Le contenu des blogs a le plus souvent peu de relation avec les sujets sur lesquels se développe la démocratie participative. Certains en ont déduit que ces activités étaient très distantes des enjeux démocratiques. Est-ce si sûr ? L'interrogation du service expérimental Google Blog Search fait apparaître 300 000 pages pour le mot politique contre 500 000 pour le mot musique. Les chiffres sont exactement semblables pour le serveur d'indexation par mots-clés Technorati. Il n'en reste pas moins vrai que les débats politiques sur internet mobilisent un public plus âgé et moins familier de l'expression ou de la coopération utilisant de nouveaux outils que les internautes en général. Cela a conduit à une situation paradoxale : les sites de débat participatif proposent essentiellement des outils liés aux formes d'échanges les plus proches de la communication personnelle (email, listes de discussion, forums de discussion, chats). Ces outils qui ont certes eu un rôle important dans le développement d'un usage général d'internet mais sont le plus souvent peu adaptés aux exigences de processus de débats collectifs sur des sujets complexes. Constatant alors que les internautes ne s'y retrouvent pas dans le fouillis d'interventions redondantes et dispersées, que leur contributions sont peu situées dans un débat général et manifestent peu d'écoute des arguments précédents, les critiques attribuent ces propriétés à l'usage d'internet lui-même. Heureusement, des outils se perfectionnent pour permettre au public d'agir de façon plus pertinente tout en le faisant plus simplement, et l'usage de ces outils commence à se développer. Nous en avons listé de nombreux exemples tout au long de ce document : cartographie de débats permettant de s'y situer en permanence et d'y intervenir avec plus de pertinence, systèmes de commentaires publics sur des textes, utilisation de formes plus proches des blogs que des forums pour l'expression du public (ce qui assure une meilleure distinction entre expression d'un argumentaire ou d'une analyse et réactions à ceux-ci), systèmes de notations graduées de propositions ou enjeux, gestion de la visibilité des interventions en fonction des notations de leur intérêt par les participants eux-même (36). La liste n'est pas close, elle s'allongera dans les années à venir.

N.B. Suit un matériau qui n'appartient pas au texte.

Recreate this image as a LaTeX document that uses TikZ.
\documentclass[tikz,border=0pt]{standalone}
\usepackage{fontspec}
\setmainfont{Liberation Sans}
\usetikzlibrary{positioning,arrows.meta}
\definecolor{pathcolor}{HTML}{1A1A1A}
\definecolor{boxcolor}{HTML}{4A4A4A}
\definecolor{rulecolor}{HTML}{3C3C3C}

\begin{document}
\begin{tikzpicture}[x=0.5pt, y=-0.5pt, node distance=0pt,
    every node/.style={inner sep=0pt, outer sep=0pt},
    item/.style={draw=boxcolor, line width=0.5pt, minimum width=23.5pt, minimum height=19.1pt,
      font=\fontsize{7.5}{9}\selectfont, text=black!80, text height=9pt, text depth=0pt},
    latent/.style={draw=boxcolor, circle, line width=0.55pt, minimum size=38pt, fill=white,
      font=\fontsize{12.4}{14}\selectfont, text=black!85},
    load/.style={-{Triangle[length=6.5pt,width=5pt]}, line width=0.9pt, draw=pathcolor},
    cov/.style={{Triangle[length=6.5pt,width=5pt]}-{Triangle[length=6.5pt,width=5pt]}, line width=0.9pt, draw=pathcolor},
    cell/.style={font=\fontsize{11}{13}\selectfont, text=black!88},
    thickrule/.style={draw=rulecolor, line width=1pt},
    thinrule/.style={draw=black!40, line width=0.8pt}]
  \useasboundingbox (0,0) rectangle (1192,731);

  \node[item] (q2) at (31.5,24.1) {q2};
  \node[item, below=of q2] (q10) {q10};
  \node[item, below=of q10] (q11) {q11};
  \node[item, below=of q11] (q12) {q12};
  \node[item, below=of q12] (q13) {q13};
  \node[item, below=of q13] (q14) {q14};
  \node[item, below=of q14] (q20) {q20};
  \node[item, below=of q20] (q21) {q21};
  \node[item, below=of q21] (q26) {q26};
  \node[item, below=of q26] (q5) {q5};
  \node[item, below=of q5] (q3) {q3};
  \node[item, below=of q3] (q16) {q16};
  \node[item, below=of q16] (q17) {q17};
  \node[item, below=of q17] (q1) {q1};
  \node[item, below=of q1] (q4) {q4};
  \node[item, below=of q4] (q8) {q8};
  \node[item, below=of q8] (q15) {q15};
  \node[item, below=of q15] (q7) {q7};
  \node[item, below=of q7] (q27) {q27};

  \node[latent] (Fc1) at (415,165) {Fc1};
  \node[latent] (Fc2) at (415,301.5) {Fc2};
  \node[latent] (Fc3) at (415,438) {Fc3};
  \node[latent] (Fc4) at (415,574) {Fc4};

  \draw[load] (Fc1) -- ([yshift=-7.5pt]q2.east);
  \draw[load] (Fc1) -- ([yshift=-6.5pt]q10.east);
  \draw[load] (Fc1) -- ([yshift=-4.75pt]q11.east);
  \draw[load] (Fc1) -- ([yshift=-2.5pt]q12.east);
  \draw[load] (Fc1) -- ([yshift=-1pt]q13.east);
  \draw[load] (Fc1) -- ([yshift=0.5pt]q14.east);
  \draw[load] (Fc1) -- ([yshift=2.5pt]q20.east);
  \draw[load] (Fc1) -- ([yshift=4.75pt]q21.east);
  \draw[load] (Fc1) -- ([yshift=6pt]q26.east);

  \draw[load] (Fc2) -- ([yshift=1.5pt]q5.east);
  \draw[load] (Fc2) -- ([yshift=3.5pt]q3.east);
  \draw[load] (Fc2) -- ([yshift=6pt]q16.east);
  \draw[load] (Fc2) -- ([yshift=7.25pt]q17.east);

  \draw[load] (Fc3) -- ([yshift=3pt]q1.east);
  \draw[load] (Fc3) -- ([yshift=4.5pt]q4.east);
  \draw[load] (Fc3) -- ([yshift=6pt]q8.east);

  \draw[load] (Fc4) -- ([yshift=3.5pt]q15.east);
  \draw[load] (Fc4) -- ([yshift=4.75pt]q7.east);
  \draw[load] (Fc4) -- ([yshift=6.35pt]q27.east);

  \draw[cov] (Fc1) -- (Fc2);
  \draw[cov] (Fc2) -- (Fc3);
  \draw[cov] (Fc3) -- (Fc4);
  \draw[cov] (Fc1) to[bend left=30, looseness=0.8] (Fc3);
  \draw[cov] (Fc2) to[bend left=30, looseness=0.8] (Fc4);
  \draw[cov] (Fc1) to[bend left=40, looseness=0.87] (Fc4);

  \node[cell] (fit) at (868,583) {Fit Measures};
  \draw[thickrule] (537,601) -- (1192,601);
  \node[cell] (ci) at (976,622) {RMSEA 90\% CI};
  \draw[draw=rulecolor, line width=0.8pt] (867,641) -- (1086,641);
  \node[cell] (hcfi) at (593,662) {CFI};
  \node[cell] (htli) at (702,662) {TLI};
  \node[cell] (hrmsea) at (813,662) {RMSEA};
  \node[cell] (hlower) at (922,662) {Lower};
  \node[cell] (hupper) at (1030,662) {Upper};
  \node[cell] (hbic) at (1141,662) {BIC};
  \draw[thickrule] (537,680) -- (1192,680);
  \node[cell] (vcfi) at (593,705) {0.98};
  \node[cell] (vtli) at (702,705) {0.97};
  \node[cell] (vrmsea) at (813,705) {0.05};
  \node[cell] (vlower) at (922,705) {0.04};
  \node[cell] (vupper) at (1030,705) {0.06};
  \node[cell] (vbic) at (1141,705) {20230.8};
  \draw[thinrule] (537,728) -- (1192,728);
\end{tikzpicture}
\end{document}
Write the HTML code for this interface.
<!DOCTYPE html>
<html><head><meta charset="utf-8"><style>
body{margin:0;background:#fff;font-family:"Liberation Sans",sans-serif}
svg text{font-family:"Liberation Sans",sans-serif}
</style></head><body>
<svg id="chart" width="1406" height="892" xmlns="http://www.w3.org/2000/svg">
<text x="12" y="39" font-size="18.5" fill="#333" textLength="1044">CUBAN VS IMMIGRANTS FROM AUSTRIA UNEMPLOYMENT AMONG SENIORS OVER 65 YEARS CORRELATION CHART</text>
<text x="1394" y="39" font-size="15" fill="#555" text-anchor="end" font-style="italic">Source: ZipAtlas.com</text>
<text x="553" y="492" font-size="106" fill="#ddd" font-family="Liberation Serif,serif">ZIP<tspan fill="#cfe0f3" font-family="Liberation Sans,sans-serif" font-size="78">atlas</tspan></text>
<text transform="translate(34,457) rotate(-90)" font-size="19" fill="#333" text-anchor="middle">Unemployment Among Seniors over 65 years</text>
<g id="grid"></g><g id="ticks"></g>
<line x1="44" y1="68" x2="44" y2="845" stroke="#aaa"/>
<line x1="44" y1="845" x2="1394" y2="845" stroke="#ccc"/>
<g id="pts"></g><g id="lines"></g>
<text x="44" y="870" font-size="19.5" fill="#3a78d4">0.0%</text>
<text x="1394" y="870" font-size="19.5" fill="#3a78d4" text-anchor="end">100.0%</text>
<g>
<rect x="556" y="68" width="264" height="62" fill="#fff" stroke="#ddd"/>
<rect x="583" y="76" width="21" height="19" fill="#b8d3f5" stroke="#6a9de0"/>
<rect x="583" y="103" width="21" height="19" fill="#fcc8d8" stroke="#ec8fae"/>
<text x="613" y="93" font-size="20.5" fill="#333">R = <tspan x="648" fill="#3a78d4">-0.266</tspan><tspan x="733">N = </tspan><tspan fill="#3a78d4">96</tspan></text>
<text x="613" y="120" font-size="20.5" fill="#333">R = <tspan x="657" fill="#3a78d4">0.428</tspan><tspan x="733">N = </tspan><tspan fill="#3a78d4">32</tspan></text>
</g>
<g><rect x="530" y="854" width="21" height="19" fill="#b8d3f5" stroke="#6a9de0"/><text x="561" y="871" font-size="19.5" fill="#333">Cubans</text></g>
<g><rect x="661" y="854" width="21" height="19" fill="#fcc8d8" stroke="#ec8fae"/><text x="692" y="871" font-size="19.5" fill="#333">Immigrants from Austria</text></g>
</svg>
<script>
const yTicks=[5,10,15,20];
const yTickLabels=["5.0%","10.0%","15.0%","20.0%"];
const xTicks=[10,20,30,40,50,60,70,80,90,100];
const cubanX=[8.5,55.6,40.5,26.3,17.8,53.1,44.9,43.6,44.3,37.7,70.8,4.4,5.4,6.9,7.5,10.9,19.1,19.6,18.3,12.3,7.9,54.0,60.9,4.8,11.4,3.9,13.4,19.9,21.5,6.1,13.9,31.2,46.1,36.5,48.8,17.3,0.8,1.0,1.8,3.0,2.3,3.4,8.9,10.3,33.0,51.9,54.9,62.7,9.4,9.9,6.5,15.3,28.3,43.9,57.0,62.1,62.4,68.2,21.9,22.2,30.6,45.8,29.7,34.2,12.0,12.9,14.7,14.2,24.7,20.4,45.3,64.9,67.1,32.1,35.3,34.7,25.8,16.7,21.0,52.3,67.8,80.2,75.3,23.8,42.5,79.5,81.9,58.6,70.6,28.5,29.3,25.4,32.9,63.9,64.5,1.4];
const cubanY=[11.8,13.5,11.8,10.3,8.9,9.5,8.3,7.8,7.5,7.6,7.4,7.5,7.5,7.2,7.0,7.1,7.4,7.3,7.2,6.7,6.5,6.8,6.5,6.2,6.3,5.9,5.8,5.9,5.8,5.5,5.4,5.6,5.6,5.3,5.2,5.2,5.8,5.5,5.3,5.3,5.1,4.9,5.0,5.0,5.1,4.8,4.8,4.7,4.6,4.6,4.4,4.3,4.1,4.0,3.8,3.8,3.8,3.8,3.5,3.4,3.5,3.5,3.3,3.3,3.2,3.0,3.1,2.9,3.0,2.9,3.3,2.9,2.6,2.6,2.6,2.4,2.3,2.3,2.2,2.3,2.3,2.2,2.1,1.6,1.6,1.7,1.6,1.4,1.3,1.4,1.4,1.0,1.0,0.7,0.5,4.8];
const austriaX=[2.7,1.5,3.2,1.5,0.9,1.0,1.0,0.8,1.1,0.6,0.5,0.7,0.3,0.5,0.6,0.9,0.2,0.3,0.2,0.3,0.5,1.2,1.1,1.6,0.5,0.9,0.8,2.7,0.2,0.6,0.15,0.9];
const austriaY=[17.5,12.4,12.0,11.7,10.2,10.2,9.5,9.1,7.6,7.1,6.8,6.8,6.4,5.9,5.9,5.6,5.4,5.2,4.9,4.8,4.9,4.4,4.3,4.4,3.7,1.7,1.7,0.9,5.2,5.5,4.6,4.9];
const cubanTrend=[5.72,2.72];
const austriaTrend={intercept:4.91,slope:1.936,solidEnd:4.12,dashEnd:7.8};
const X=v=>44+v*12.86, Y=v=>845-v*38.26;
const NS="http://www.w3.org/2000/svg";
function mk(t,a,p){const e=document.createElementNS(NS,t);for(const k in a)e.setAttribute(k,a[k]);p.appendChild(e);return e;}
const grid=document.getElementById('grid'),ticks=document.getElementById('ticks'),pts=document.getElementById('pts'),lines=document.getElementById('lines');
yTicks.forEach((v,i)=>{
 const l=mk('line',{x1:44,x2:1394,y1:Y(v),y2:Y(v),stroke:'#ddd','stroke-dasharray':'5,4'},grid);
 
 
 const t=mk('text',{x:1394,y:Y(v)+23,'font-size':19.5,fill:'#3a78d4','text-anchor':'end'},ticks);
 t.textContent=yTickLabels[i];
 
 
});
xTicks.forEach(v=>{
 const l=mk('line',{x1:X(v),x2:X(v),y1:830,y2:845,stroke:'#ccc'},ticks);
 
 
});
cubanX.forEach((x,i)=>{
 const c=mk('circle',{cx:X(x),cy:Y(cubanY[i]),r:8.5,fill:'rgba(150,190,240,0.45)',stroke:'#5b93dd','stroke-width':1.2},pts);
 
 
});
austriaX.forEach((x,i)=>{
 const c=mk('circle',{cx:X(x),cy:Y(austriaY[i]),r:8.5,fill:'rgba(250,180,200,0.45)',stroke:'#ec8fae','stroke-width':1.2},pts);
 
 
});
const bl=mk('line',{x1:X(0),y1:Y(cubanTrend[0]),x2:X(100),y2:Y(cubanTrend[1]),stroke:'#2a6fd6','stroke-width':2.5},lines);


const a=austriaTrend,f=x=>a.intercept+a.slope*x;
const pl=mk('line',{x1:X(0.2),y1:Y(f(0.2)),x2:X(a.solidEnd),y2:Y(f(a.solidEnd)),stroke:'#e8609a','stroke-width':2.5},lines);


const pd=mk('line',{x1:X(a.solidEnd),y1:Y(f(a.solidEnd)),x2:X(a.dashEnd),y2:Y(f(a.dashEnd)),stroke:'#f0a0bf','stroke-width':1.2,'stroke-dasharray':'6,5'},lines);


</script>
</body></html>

Enfin sur le plan de la facilité d'accès à l'usage de telle ou telle fonctionnalité, il faut se garder de considérer qu'il existerait des capacités « objectives » qui limiteraient sans recours l'activité de chacun(e). Que s'installe à un moment donné le sentiment d'un enjeu, et l'on voit soudain des obstacles prétendus insurmontables disparaître par magie. L'utilisabilité et l'accessibilité (notamment pour les publics ayant des besoins spécifiques) sont bien sûr essentielles, mais elles ne prennent leur sens qu'en liaison avec ce qu'elles permettent de faire. L'exemple des textos (SMS) est là pour nous rappeler qu'une technologie très peu utilisable peut faire l'objet d'un usage massif si ce qu'elle permet de faire est perçu comme vraiment utile ou agréable. Plus que l'accès ou la maîtrise fonctionnelle des outils, ce sont des contextes sociaux (37) ou les capacités fondamentales liées à la maîtrise de la langue et à la compréhension du contexte social d'usage qui limitent l'utilisation pertinente des techniques. Or ces limitations de fond contraignent tout autant l'expression dans les réunions.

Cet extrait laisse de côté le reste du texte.